How can I prove that the Sorgenfrey line is a Lindelöf space?

Here's a simple direct proof, which works just as well for the Sorgenfrey topology as for the usual topology of the line.

Let $\mathcal U$ be a collection of Sorgenfrey-open sets that covers $\mathbb R$. Let's say that a set $X\subseteq R$ is countably covered if $X$ is covered by countably many members of $\mathcal U$. We want to show that $\mathbb R$ is countably covered.

Consider any $a\in\mathbb R$, and let $C_a=\{x: x\ge a,\text{ and the interval }[a,x]\text{ is countably covered}\}$. It's easy to see that $\sup C_a=\infty$; assuming the contrary leads to a contradiction. Hence every finite interval $[a,b]$ is countably covered, and so is $\mathbb R=\bigcup_{n\in\mathbb N}[-n,n]$.

P.S. I have been asked to explain why assuming that $\sup C_a=b\in\mathbb R$ leads to a contradiction. Let $b_n=b-\frac{b-a}{2^n}$ for $n=1,2,3,\dots,$ so that $a\lt b_n\lt b$ and $b_n\to b.$ Thus for each $n$ there is a countable collection $\mathcal S_n\subseteq\mathcal U$ such that $[a,b_n]$ is covered by $\mathcal S_n,$ and the half-open interval $[a,b)$ is covered by the countable collection $\bigcup_{n\in\mathbb N}\mathcal S_n.$ Moreover, since $\mathcal U$ covers $\mathbb R,$ there is some $U\in\mathcal U$ such that $b\in U.$ Since $U$ is Sorgenfrey-open, there is some neighborhood $[b,b+\varepsilon)$ of $b$ (with $\varepsilon\gt0$) such that $[b,b+\varepsilon)\subseteq U.$ Then $[a,b+\varepsilon)$ is covered by $\{U\}\cup\bigcup_{n\in\mathbb N}\mathcal S_n,$ whence $b+\frac\varepsilon2\in C_a,$ contradicting our assumption that $b=\sup C_a.$

The proof given by bof is correct, but incomplete.
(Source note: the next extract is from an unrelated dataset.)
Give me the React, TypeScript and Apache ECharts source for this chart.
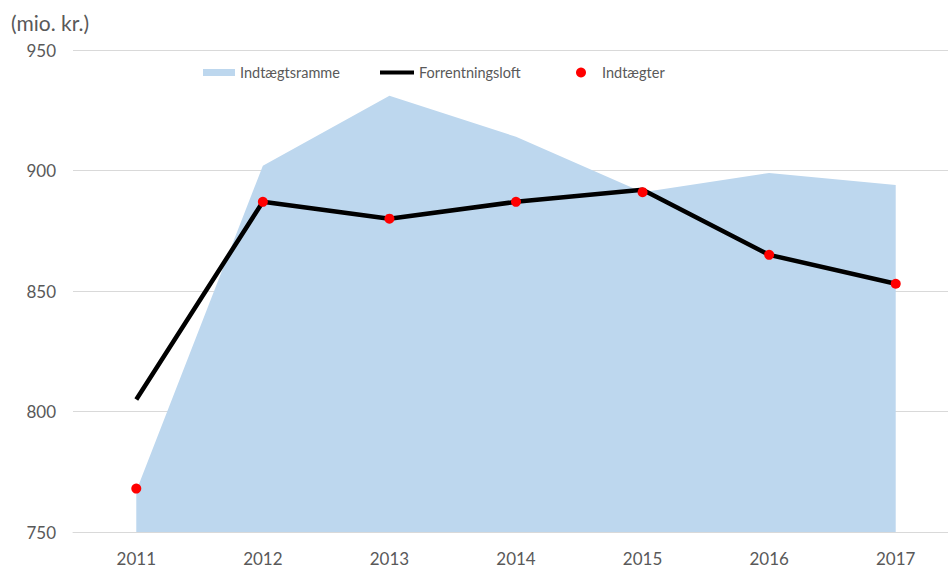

Here is a completion.

When bof assumed ad absurdum that $\sup{C_a} = b \in \mathbb{R}$, he implicitely assumed that $b > a$, which a priori does not need to be true (as $b$ could be equal to $a$). For the sake of completeness, first remark that $C_a$ is non-empty, as the interval $[a, a]$ is trivially countably covered, so $a \in C_a$.
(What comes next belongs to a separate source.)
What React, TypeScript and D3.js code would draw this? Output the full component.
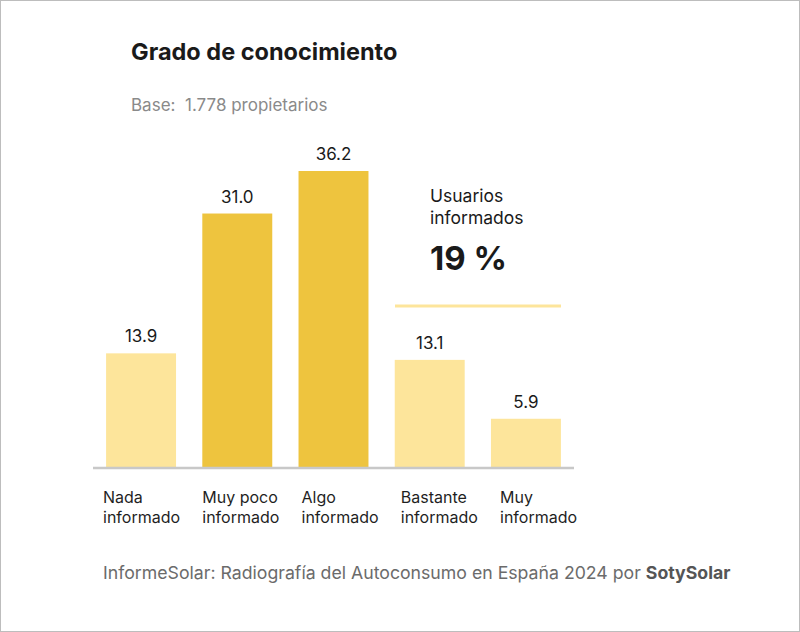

Now let $A$ be a Sorgenfrey-open set that covers $a$. Then, because $A$ is open, there must exist a neighbourhood $[a, a+\epsilon[$ in $A$ for some $\epsilon > 0$. Now observe that the interval $[a, a+\frac{\epsilon}{2}]$ is covered by $A$, so $a + \frac{\epsilon}{2}$ will certainly be a member of $C_a$. It follows that $b = \sup{C_a} \geq a + \frac{\epsilon}{2} > a$, which justifies bofs assumption that $b > a$.